Sometimes I think about the things that brought me here.
I’ve been introduced recently to someone who is newly diagnosed. She is starting chemotherapy soon. She is getting a drug called adriamycin, as I did. Adriamycin is known in some circles as “red devil.” At the time I was told about my drug regimen, I was unaware of adriamycin’s reputation.
It is so potent and so dangerous that it can only be administered by a nurse wearing a full nasty-stuff getup: mask, apron, gloves. When a patient gets it, he or she must chew on ice chips, lest they break out with nasty mouth sores.

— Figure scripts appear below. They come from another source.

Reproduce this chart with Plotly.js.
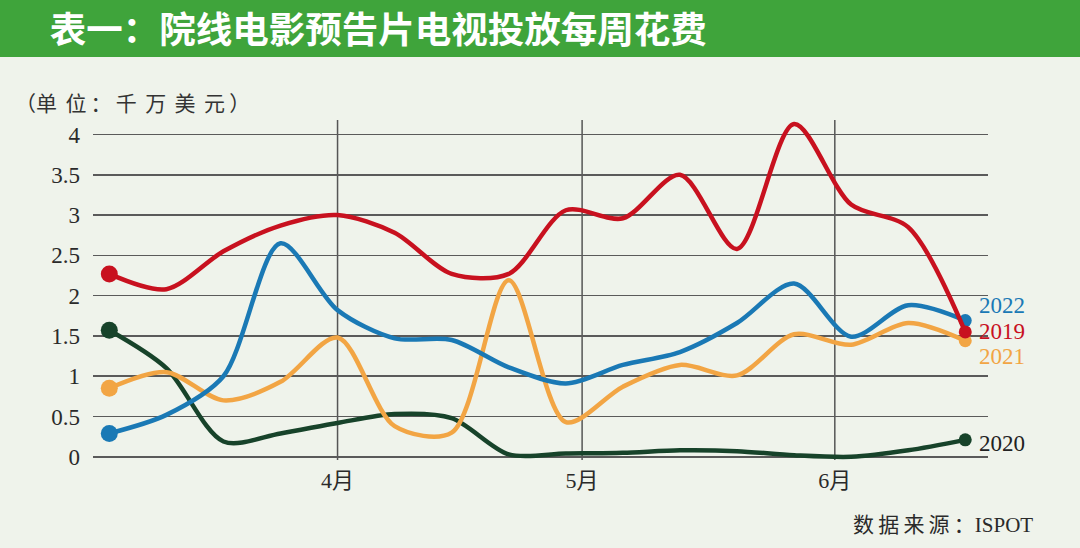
<!DOCTYPE html>
<html>
<head>
<meta charset="utf-8">
<script src="https://cdn.plot.ly/plotly-3.0.1.min.js"></script>
<style>
  html, body { margin: 0; padding: 0; background: #eff3eb; }
  #chart { width: 1080px; height: 548px; }
</style>
</head>
<body>
<div id="chart"></div>
<script>
// ---- data ----
const weeks = ['2022-03-04','2022-03-11','2022-03-18','2022-03-25','2022-04-01','2022-04-08',
               '2022-04-15','2022-04-22','2022-04-29','2022-05-06','2022-05-13','2022-05-20',
               '2022-05-27','2022-06-03','2022-06-10','2022-06-17'];
const s2019 = [2.27, 2.08, 2.55, 2.87, 3.00, 2.78, 2.27, 2.27, 3.06, 2.96, 3.50, 2.58, 4.13, 3.13, 2.85, 1.55];
const s2020 = [1.57, 1.10, 0.19, 0.29, 0.42, 0.53, 0.48, 0.03, 0.04, 0.05, 0.08, 0.07, 0.02, 0.00, 0.08, 0.21];
const s2021 = [0.85, 1.05, 0.70, 0.93, 1.48, 0.38, 0.30, 2.19, 0.43, 0.87, 1.14, 1.01, 1.52, 1.39, 1.66, 1.44];
const s2022 = [0.29, 0.52, 1.00, 2.65, 1.82, 1.47, 1.45, 1.11, 0.91, 1.14, 1.30, 1.66, 2.15, 1.49, 1.88, 1.69];
const seriesNames = ['2019', '2020', '2021', '2022'];
const monthTicks = ['2022-04-01', '2022-05-01', '2022-06-01'];
const monthLabels = ['4月', '5月', '6月'];
const yTicks = [0, 0.5, 1, 1.5, 2, 2.5, 3, 3.5, 4];
const yTickLabels = ['0', '0.5', '1', '1.5', '2', '2.5', '3', '3.5', '4'];
const titleText = '表一：院线电影预告片电视投放每周花费';
const unitText = '（单\u2009\u2009位\u2009：\u2009千\u2009\u2009万\u2009\u2009美\u2009\u2009元\u2009）';
const sourceText = '数\u2009据\u2009来\u2009源\u2009：ISPOT';

// ---- styling ----
const colors = { '2019': '#c8111f', '2020': '#17432a', '2021': '#f2a544', '2022': '#1a79b5' };
const labelColors = { '2019': '#c8111f', '2020': '#222222', '2021': '#f2a544', '2022': '#1a79b5' };
const labelY = { '2019': 1.56, '2020': 0.17, '2021': 1.25, '2022': 1.88 };
const serif = 'Liberation Serif, "Noto Sans CJK SC", serif';
const cjk = '"Noto Sans CJK SC", sans-serif';

const dataBy = { '2019': s2019, '2020': s2020, '2021': s2021, '2022': s2022 };
const drawOrder = ['2020', '2021', '2022', '2019'];

function markerSizes(n) {
  const a = new Array(n).fill(0);
  a[0] = 17; a[n - 1] = 13;
  return a;
}

const traces = drawOrder.map(k => ({
  type: 'scatter',
  mode: 'lines+markers',
  name: k,
  x: weeks,
  y: dataBy[k],
  line: { color: colors[k], width: 4.5, shape: 'spline', smoothing: 0.85 },
  marker: { color: colors[k], size: markerSizes(weeks.length), opacity: 1, line: { width: 0 } },
  cliponaxis: false,
  hoverinfo: 'x+y+name'
}));

const lastWeek = weeks[weeks.length - 1];
const annotations = seriesNames.map(k => ({
  x: lastWeek, y: labelY[k], xref: 'x', yref: 'y',
  xanchor: 'left', yanchor: 'middle', xshift: 12,
  text: k, showarrow: false,
  font: { family: serif, size: 23, color: labelColors[k] }
}));
annotations.push({
  xref: 'paper', yref: 'paper', x: -0.0894, y: 1.053,
  xanchor: 'left', yanchor: 'middle', showarrow: false,
  text: unitText, font: { family: cjk, size: 21, color: '#333333' }
});
annotations.push({
  xref: 'paper', yref: 'paper', x: 1.0525, y: -0.191,
  xanchor: 'right', yanchor: 'middle', showarrow: false,
  text: sourceText, font: { family: serif, size: 21, color: '#2a2a2a' }
});

const shapes = [
  { type: 'rect', xref: 'paper', yref: 'paper', x0: -0.12, x1: 1.12, y0: 1.1853, y1: 1.36,
    fillcolor: '#3fa43b', line: { width: 0 }, layer: 'above' }
];
monthTicks.forEach(d => shapes.push({
  type: 'line', xref: 'x', yref: 'paper', x0: d, x1: d, y0: 0.0, y1: 1.0,
  line: { color: '#555555', width: 1.5 }, layer: 'below'
}));

const layout = {
  width: 1080, height: 548,
  margin: { l: 93, r: 92, t: 120, b: 88, pad: 0 },
  paper_bgcolor: '#eff3eb',
  plot_bgcolor: '#eff3eb',
  showlegend: false,
  title: {
    text: titleText,
    x: 0.046, xanchor: 'left', xref: 'container',
    y: 0.945, yanchor: 'middle', yref: 'container',
    font: { family: cjk, size: 36.5, color: '#ffffff', weight: 'bold' }
  },
  xaxis: {
    type: 'date',
    range: ['2022-03-02', '2022-06-19 19:00'],
    tickvals: monthTicks, ticktext: monthLabels,
    showgrid: false, zeroline: false, showline: false,
    ticks: '', ticklabelstandoff: 5,
    tickfont: { family: serif, size: 22, color: '#2a2a2a' }
  },
  yaxis: {
    range: [-0.04, 4.18],
    tickvals: yTicks, ticktext: yTickLabels,
    showgrid: true, gridcolor: '#5a5a5a', gridwidth: 1.5,
    zeroline: false, showline: false,
    ticks: '', ticklabelstandoff: 12,
    tickfont: { family: serif, size: 23, color: '#2a2a2a' }
  },
  shapes: shapes,
  annotations: annotations
};

Plotly.newPlot('chart', traces, layout, { displayModeBar: false, staticPlot: true });
</script>
</body>
</html>
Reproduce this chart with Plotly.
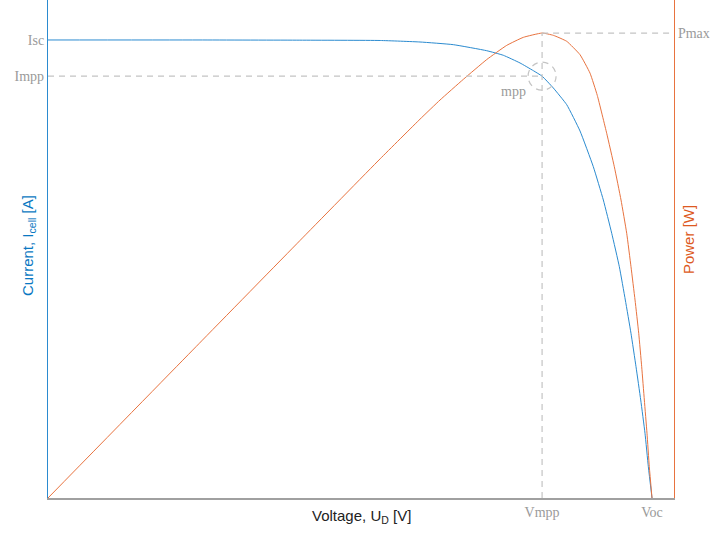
import plotly.graph_objects as go

# I-V curve (normalized: Voc = 1, Isc = 1)
voltage_i = [0.0, 0.25, 0.417, 0.550, 0.6159, 0.6710, 0.7263, 0.7538, 0.7815, 0.8035,
             0.818, 0.8366, 0.8588, 0.8808, 0.9028, 0.9194, 0.9333, 0.9459, 0.9558,
             0.9652, 0.9735, 0.9813, 0.9884, 0.9939, 1.0]
current = [1.0, 1.0, 0.9996, 0.9989, 0.9956, 0.9898, 0.9766, 0.9666, 0.9498, 0.9330,
           0.921, 0.8952, 0.8587, 0.8013, 0.7234, 0.6507, 0.5779, 0.5050, 0.4323,
           0.3596, 0.2867, 0.2140, 0.1413, 0.0683, 0.0]

# P-V curve
voltage_p = [0.0, 0.25, 0.417, 0.550, 0.6159, 0.6490, 0.6876, 0.7263, 0.7594, 0.7869,
             0.818, 0.8366, 0.8588, 0.8808, 0.8974, 0.9094, 0.9250, 0.9376, 0.9487,
             0.9581, 0.9652, 0.9719, 0.9780, 0.9829, 0.9873, 0.9917, 0.9955, 1.0]
power = [0.0, 0.25, 0.4168, 0.5494, 0.6135, 0.6445, 0.678, 0.710, 0.733, 0.746,
         0.753, 0.7493, 0.7396, 0.7179, 0.688, 0.652, 0.5906, 0.5365, 0.4826,
         0.4287, 0.3746, 0.3206, 0.2667, 0.2126, 0.1587, 0.1048, 0.0507, 0.0]

Isc, Impp = 1.0, 0.921
Vmpp, Voc = 0.818, 1.0
Pmax = 0.753

x_ticks = [Vmpp, Voc]
x_labels = ["Vmpp", "Voc"]
y_ticks = [Isc, Impp]
y_labels = ["Isc", "Impp"]
y2_ticks = [Pmax]
y2_labels = ["Pmax"]

BLUE_LINE = "#2b8bd0"
BLUE_TXT = "#0a78c2"
ORANGE_LINE = "#e8733f"
ORANGE_TXT = "#dd5a22"
GRAY = "#9a9a9a"
DASH = "#c4c4c4"
serif = "Liberation Serif"
sans = "Liberation Sans"

fig = go.Figure()
fig.add_trace(go.Scatter(x=voltage_i, y=current, mode="lines",
                         line=dict(color=BLUE_LINE, width=1, shape="spline", smoothing=0.4),
                         hoverinfo="skip", showlegend=False))
fig.add_trace(go.Scatter(x=voltage_p, y=power, mode="lines", yaxis="y2",
                         line=dict(color=ORANGE_LINE, width=1, shape="spline", smoothing=0.4),
                         hoverinfo="skip", showlegend=False))

dash = dict(color=DASH, width=1.2, dash="6px,5px")
shapes = [
    dict(type="line", xref="x", yref="y", x0=0, x1=Vmpp, y0=Impp, y1=Impp, line=dash),
    dict(type="line", xref="x", yref="y2", x0=Vmpp, x1=Vmpp, y0=0, y1=Pmax, line=dash),
    dict(type="line", xref="x", yref="y2", x0=Vmpp, x1=1.0364, y0=Pmax, y1=Pmax, line=dash),
    dict(type="circle", xref="x", yref="y", xsizemode="pixel", ysizemode="pixel",
         xanchor=Vmpp, yanchor=Impp, x0=-14, x1=14, y0=-14, y1=14, line=dash),
]

annotations = [
    dict(text="Voltage, U<sub>D</sub> [V]", xref="paper", yref="paper", x=0.5, y=-0.038,
         xanchor="center", yanchor="middle", showarrow=False,
         font=dict(family=sans, size=15, color="#222")),
    dict(text="Current, I<sub>cell</sub> [A]", xref="paper", yref="paper", x=-0.032, y=0.508,
         xanchor="center", yanchor="middle", textangle=-90, showarrow=False,
         font=dict(family=sans, size=15, color=BLUE_TXT)),
    dict(text="Power [W]", xref="paper", yref="paper", x=1.0224, y=0.518,
         xanchor="center", yanchor="middle", textangle=-90, showarrow=False,
         font=dict(family=sans, size=15, color=ORANGE_TXT)),
    dict(text="mpp", xref="x", yref="y", x=Vmpp, y=Impp, xshift=-29, yshift=-15,
         xanchor="center", yanchor="middle", showarrow=False,
         font=dict(family=serif, size=14, color=GRAY)),
]

fig.update_layout(
    width=713, height=534,
    margin=dict(l=48, r=39, t=0, b=36),
    paper_bgcolor="white", plot_bgcolor="white",
    shapes=shapes, annotations=annotations,
    xaxis=dict(range=[0, 1.0364], showgrid=False, zeroline=False, showline=True,
               linecolor="#a0a0a0", linewidth=1.5, tickmode="array", tickvals=x_ticks,
               ticktext=x_labels, ticks="", tickfont=dict(family=serif, size=14, color=GRAY)),
    yaxis=dict(range=[0, 1.0873], showgrid=False, zeroline=False, showline=True,
               linecolor=BLUE_LINE, linewidth=1.2, tickmode="array", tickvals=y_ticks,
               ticktext=y_labels, ticks="", tickfont=dict(family=serif, size=14, color=GRAY)),
    yaxis2=dict(range=[0, 0.8065], overlaying="y", side="right", showgrid=False,
                zeroline=False, showline=True, linecolor=ORANGE_LINE, linewidth=1.2,
                tickmode="array", tickvals=y2_ticks, ticktext=y2_labels, ticks="",
                tickfont=dict(family=serif, size=14, color=GRAY)),
)

fig.write_html("out.html")
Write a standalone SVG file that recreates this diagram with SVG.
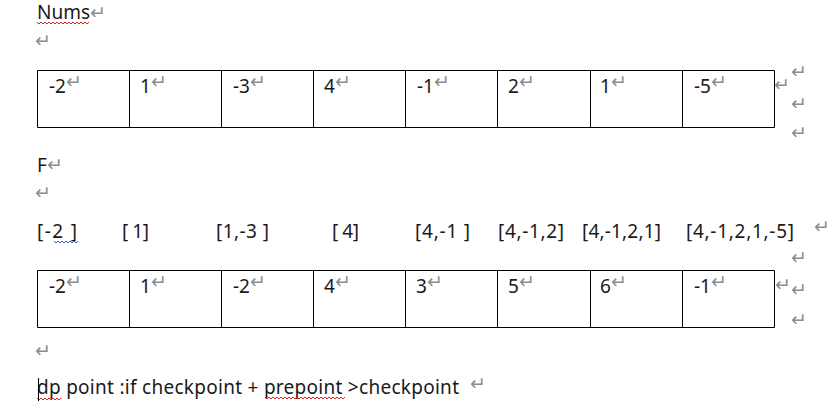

At that time, I was not in a good place, emotionally. I think I might have had post-traumatic stress. So when I heard my new friend’s news, I was briefly brought back to that time. I started to feel anxious, stressed-out. I was wondering if I was headed back down that spiral. I was legitimately afraid.
I snapped out of it, and now, I have to say, I feel pretty grateful. I saw my oncologist again yesterday and the news continues to be good.
I am no longer on Tamoxifen, the side effects of which were a problem the first time around. Instead, I’ve been switched to Anastrazole, which I only have to take once a day.
It’s more powerful and only for patients who are post-menopausal… which, having had my ovaries removed, includes me. I managed to avoid symptoms on Tamoxifen, but I’m starting to get hot flashes after only a day on the new drug.
Because there has probably been damage to my bones, my doctor also wants to start me on an IV osteoporosis drug. I’ll have to go in quarterly for a two-hour-or-so infusion.
I am just so lucky that I’m not facing more chemo. I think of my new friend and hope she makes it through okay.